Figure scripts
■ ■ ■ ■
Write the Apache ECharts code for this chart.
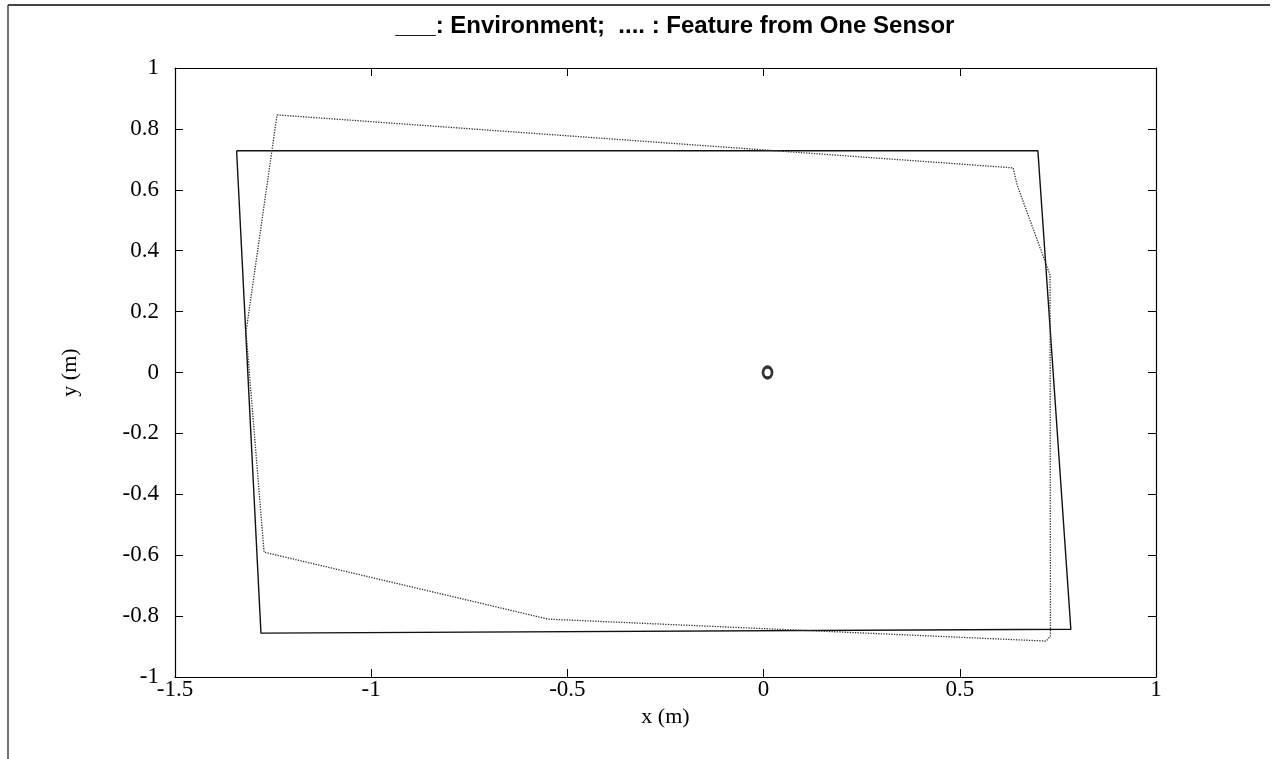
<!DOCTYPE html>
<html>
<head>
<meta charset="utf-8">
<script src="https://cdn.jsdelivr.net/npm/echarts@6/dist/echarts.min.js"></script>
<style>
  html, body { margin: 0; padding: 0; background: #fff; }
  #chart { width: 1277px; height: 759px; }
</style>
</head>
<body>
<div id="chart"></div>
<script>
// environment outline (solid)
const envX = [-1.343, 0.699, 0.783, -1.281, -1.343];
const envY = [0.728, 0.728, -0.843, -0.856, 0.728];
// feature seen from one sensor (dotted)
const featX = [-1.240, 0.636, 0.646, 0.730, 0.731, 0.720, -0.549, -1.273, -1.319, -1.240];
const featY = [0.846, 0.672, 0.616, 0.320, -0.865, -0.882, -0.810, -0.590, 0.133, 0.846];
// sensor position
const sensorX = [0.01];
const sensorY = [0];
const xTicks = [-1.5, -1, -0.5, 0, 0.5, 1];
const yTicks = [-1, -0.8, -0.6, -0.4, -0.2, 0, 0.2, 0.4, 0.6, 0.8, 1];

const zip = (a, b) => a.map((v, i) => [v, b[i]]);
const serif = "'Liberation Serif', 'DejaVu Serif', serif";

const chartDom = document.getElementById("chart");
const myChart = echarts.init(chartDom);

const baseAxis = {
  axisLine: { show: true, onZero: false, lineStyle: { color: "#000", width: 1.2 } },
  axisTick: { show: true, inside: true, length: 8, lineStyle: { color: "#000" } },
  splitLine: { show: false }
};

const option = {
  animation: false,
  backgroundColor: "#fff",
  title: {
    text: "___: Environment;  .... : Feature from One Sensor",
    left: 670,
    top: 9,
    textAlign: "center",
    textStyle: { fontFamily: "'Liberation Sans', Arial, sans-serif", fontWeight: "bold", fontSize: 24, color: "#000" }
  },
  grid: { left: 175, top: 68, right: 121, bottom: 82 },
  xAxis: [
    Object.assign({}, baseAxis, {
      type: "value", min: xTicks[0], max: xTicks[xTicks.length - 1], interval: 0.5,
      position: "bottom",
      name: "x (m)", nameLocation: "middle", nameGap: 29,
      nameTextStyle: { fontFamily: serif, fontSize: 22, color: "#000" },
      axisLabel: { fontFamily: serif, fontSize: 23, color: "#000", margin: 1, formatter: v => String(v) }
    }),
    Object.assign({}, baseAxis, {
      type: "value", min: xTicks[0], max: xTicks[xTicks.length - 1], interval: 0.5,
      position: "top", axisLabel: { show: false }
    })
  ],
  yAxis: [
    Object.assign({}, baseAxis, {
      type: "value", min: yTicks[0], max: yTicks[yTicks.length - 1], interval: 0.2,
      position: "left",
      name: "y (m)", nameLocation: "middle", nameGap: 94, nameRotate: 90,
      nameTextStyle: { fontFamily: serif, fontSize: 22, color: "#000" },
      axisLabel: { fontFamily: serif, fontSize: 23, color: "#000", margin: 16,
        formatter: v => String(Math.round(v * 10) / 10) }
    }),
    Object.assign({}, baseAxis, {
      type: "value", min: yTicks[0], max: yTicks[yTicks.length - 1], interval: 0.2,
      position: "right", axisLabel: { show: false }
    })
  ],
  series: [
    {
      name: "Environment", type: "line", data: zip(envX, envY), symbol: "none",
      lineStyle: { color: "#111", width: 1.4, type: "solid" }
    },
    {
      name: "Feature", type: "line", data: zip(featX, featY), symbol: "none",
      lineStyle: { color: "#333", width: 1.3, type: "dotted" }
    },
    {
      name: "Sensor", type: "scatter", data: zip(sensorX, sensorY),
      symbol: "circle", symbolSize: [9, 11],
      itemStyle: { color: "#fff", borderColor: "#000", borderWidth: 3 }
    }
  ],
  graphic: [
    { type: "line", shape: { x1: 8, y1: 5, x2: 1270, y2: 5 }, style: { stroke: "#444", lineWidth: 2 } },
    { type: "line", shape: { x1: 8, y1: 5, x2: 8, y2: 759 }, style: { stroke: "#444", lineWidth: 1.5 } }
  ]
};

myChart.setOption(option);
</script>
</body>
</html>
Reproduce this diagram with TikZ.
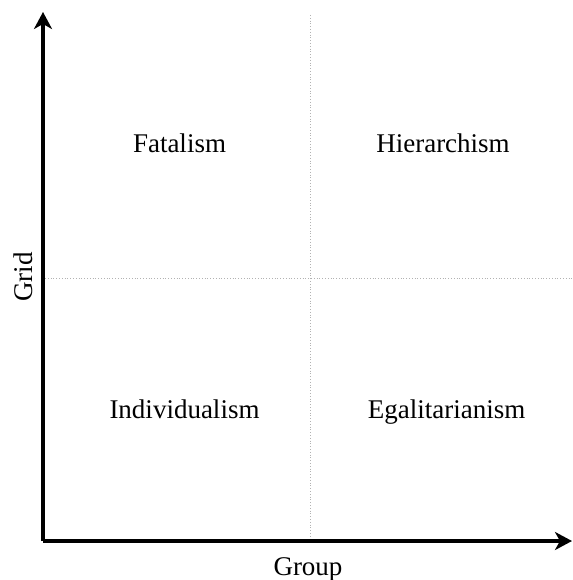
■ ■ ■ ■
Determine how many lines of the material include the string "this". Output only that count.

2